Of course it’s in the film’s first hour where the film’s most controversial scenes are. It’s been argued back and forth whether Zero Dark Thirty endorses torture: critics call the film irresponsible and dangerous while its defenders have circled their wagons and insist that this simply isn’t what the film is about. I for one see valid points on both sides. Where a lot of the film’s critics seem to error is in assuming that the film has a very different tone about all of this than it actually does. Some of them seem to think that this is some kind of flag-waving action movie akin to Act of Valor, and it certainly isn’t that. The film revels in ambiguity, and presents everything in a way that’s very matter of fact, including the tortures scenes which are quite brutal and hard to watch. At no point does the act of torturing a terrorist made to look like some kind of enjoyable activity, so the idea that the film actively glamorizes the practice is incorrect.
However, the film does seem to argue that intelligence gathered through the use of torture was an effective means to an end. The film’s protagonist (who is never really depicted as an anti-hero) takes part in these Bush-era Gestapo tactics, and while she doesn’t revel in them, she doesn’t seem to regret her participation either. Everyone who’s seen tortured in the film is presented as unquestionably guilty and all of them seem to provide useful intelligence. We don’t see the people who were almost certainly rounded up unjustly and tortured fruitlessly in an attempt to extract information that they were unable to provide. In short, we only see the upside of torture so while the film might ostensibly seem more thoughtful than an episode of “24” the message really isn’t all that different.
I think the problem might be rooted in screenwriter Mark Boal’s background in journalism. I’m sure that his defense for the torture scenes is that he’s simply presenting “the facts” in a matter of fact way and allowing the audience to make up their minds for themselves. Frankly, I think that is at best a “cop-out.” Journalists are indeed supposed to remain neutral, but narrative cinema is not journalism; it’s supposed to have a point of view and it’s supposed to make a statement, especially when it’s dealing with material that’s as loaded as this. I was similarly frustrated by the dry “neutrality” of the last Boal/Bigelow collaboration, The Hurt Locker, but at least that film was presenting a fictional story about common people and it was ultimately more about those people than it was about any specific events in Iraq. This film is more like an oddly dry recitation of facts, facts which incidentally are far from being “settled history,” and to simply recite this version of events like this seems kind of pointless.

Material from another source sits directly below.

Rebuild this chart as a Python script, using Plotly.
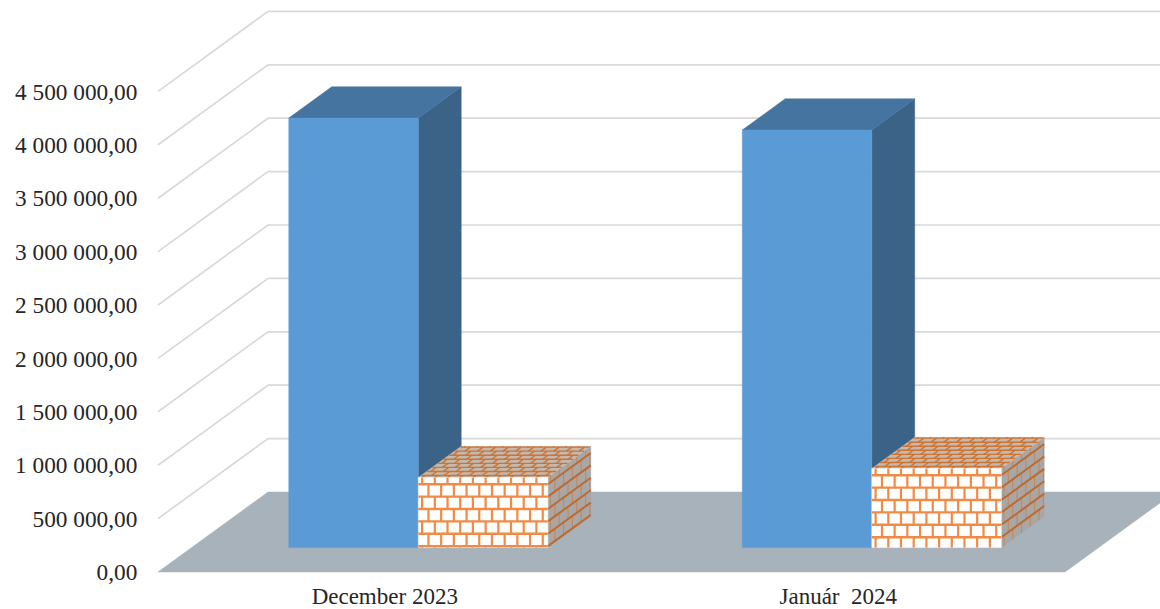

Perhaps the real problem is simply that the film was made “too soon.” We don’t know what Boal’s sources are and we likely won’t know how accurate any of this is for decades to come. More importantly the film lacks any kind of perspective on what any of these events are really going to mean in the grand scheme of things. We know that the events in the film Lincoln really mattered because we know the thirteenth amendment ultimately ended a shameful chapter in our history and would pave the way to a more fair and equal society in the future, and consequently we’re more willing to forgive some of the dirty tactics that were required to pass that legislation. Similarly, we know in retrospect that the all the blood that was shed by the assassination squad in Spielberg’s last Tony Kushner penned historical drama, Munich, did nothing to end the violence between Israel and Palestine and that paints the way we view the events of that film. Were the same film released in 1975 instead of 2005 it would have seemed less like a rumination on an endless cycle of violence and more like a revenge film about a nation doing what it has to do in order to retaliate for its recent injury.
What Boal should have done is taken his research and used it to write a book and then had a more conventional screenwriter adapt it into a screenplay. I feel like a film that would have produced a much more insightful film that likely would have worked better as a narrative. As it is it feels like what we’re just watching is just the first draft of history. Fortunately for Boal, he’s chosen to work with Kathryn Bigelow, who has grown greatly as a filmmaker in her last two films. From a filmmaking perspective Zero Dark Thirty is far removed from the schlock that Bigelow was making in the 80s and 90s and it’s what she brings to the film that makes the film as watchable as it is. I feel like Bigelow could have made a truly great film out of this story with the right screenplay, but instead what she’s made seems like a rather dry film that doesn’t really have much of anything to say about the events that it chronicles. Zero Dark Thirty does works as a thriller and as an action-movie of sorts and it does provide some facts to chew on, and that combined with its technical merits and performances make it a film that should be watched, but I expected a whole lot more.